Launching kernels

CUDA kernels should be defined in their own source files with a .cu file extension, and registered with the library in the same file as they are defined by using the SDP_CUDA_KERNEL macro. This is done to avoid the need to compile the calling code as well as the kernels with nvcc, since CUDA is an optional dependency.

Once registered, a kernel can be launched by calling sdp_launch_cuda_kernel(), providing the name of the kernel as a string, and an array for its function arguments. (This is essentially a thin wrapper around cudaLaunchKernel).

The following example registers two versions of a simple templated kernel:

#include "ska-sdp-func/utility/sdp_device_wrapper.h"

template<typename T>
__global__
void vector_add (
    const int64_t num_elements,
    const T *const __restrict__ input_a,
    const T *const __restrict__ input_b,
    T *__restrict__ output)
{
    const int64_t i = blockDim.x * blockIdx.x + threadIdx.x;
    if (i < num_elements)
    {
        output[i] = input_a[i] + input_b[i];
    }
}

SDP_CUDA_KERNEL(vector_add<float>)
SDP_CUDA_KERNEL(vector_add<double>)

Include the header “ska-sdp-func/utility/sdp_device_wrapper.h” to use these functions.

void sdp_launch_cuda_kernel(const char *name, const uint64_t num_blocks[3], const uint64_t num_threads[3], uint64_t shared_mem_bytes, sdp_CudaStream *stream, const void **args, sdp_Error *status)

Launches a CUDA kernel.

The kernel name must have been registered with the processing function library using the SDP_CUDA_KERNEL macro.

The triple-angle-bracket syntax for launching a kernel is an nvcc extension, so the calling code would need to be compiled with nvcc as well if this was used. This function provides an isolation layer, so that the kernels can be compiled separately when the library is built with CUDA support.

Parameters:

name – Name of the kernel to launch, as provided to SDP_CUDA_KERNEL.
num_blocks – Number of thread blocks in 3D.
num_threads – Number of threads per block in 3D.
shared_mem_bytes – Amount of dynamic shared memory required, in bytes.
stream – CUDA stream. A null pointer will use the default stream.
args – Array of pointers to kernel arguments.
status – Error status.

void sdp_cuda_set_device(int device)

Sets the CUDA device to use.

This is a wrapper for cudaSetDevice(). It exists to allow the processing function library to be compiled independently of CUDA, if required.

sdp_CudaStream *sdp_cuda_stream_create()

Creates a CUDA stream.

This is a wrapper for cudaStreamCreate(). It exists to allow the processing function library to be compiled independently of CUDA, if required.

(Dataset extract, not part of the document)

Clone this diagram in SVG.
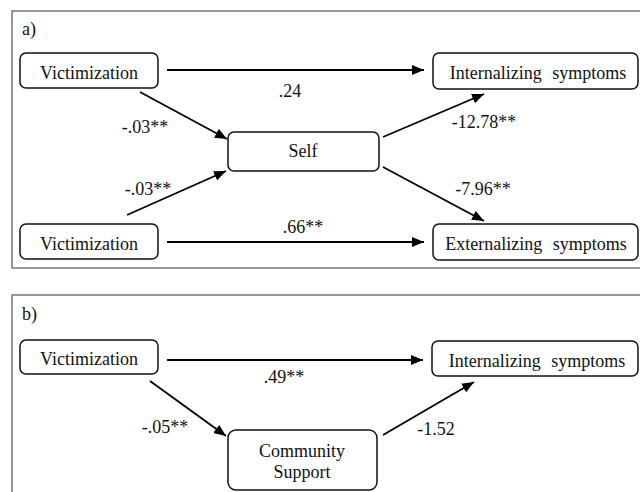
<svg xmlns="http://www.w3.org/2000/svg" width="640" height="492" viewBox="0 0 640 492">
<defs>
<marker id="ah" markerUnits="userSpaceOnUse" markerWidth="13" markerHeight="10" refX="12" refY="5" orient="auto">
<path d="M0,0 L12,5 L0,10 z" fill="#000"/>
</marker>
<style>
.frame{fill:none;stroke:#555;stroke-width:1.2}
.box{fill:#fff;stroke:#111;stroke-width:1.5}
.t{font-family:'Liberation Serif',serif;font-size:18px;fill:#111;text-anchor:middle}
.p{font-family:'Liberation Serif',serif;font-size:18px;fill:#111}
.c{stroke:#000;stroke-width:1.8;fill:none;marker-end:url(#ah)}
.w{word-spacing:6px}
</style>
</defs>
<rect width="640" height="492" fill="#fff"/>
<rect class="frame" x="12" y="11" width="640" height="257"/>
<rect class="frame" x="12" y="295" width="640" height="220"/>
<text class="p" x="22" y="35">a)</text>
<text class="p" x="22" y="320">b)</text>

<g id="connectors">
<line class="c" x1="167" y1="70" x2="424" y2="70"/>
<line class="c" x1="140" y1="92" x2="227" y2="139"/>
<line class="c" x1="127" y1="215" x2="226" y2="171"/>
<line class="c" x1="383" y1="137" x2="484" y2="94"/>
<line class="c" x1="383" y1="167" x2="484" y2="221"/>
<line class="c" x1="167" y1="242" x2="424" y2="242"/>
<line class="c" x1="167" y1="360" x2="423" y2="360"/>
<line class="c" x1="150" y1="381" x2="226" y2="436"/>
<line class="c" x1="383" y1="435" x2="474" y2="382"/>
<text class="t" x="290" y="97">.24</text>
<text class="t" x="145" y="133">-.03**</text>
<text class="t" x="484" y="128">-12.78**</text>
<text class="t" x="148" y="195">-.03**</text>
<text class="t" x="483" y="195">-7.96**</text>
<text class="t" x="303" y="233">.66**</text>
<text class="t" x="284" y="383">.49**</text>
<text class="t" x="165" y="433">-.05**</text>
<text class="t" x="436" y="435">-1.52</text>
</g>

<g id="a-vic1">
<rect class="box" x="20" y="53" width="138" height="35" rx="6"/>
<text class="t" x="89" y="79">Victimization</text>
</g>
<g id="a-int">
<rect class="box" x="433" y="53" width="205" height="36" rx="6"/>
<text class="t w" x="538" y="79">Internalizing symptoms</text>
</g>
<g id="a-self">
<rect class="box" x="228" y="132" width="151" height="39" rx="6"/>
<text class="t" x="303" y="157">Self</text>
</g>
<g id="a-vic2">
<rect class="box" x="20" y="224" width="138" height="35" rx="6"/>
<text class="t" x="89" y="250">Victimization</text>
</g>
<g id="a-ext">
<rect class="box" x="433" y="224" width="205" height="36" rx="6"/>
<text class="t w" x="536" y="250">Externalizing symptoms</text>
</g>

<g id="b-vic">
<rect class="box" x="20" y="340" width="138" height="34" rx="6"/>
<text class="t" x="89" y="365">Victimization</text>
</g>
<g id="b-int">
<rect class="box" x="432" y="341" width="206" height="35" rx="6"/>
<text class="t w" x="537" y="367">Internalizing symptoms</text>
</g>
<g id="b-com">
<rect class="box" x="228" y="430" width="149" height="60" rx="8"/>
<text class="t" x="302" y="457">Community</text>
<text class="t" x="302" y="478">Support</text>
</g>
</svg>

void sdp_cuda_stream_destroy(sdp_CudaStream *stream)

Destroys a CUDA stream.

This is a wrapper for cudaStreamDestroy(). It exists to allow the processing function library to be compiled independently of CUDA, if required.

void sdp_cuda_stream_synchronize(sdp_CudaStream *stream)

Synchronize a CUDA stream.

Blocks until operations in a CUDA stream complete. This is a wrapper for cudaStreamSynchronize(). It exists to allow the processing function library to be compiled independently of CUDA, if required.

SDP_CUDA_KERNEL(...)

Registers a CUDA kernel with the processing function library.

This allows the kernel to be called without needing to compile host code with nvcc. It should be placed in the same source file as the kernel, after it has been defined.

The macro takes a single argument, which is simply the name of the kernel. (It is implemented as a variadic macro to allow for templated kernels that take multiple template parameters, where the commas between type names would otherwise cause problems.)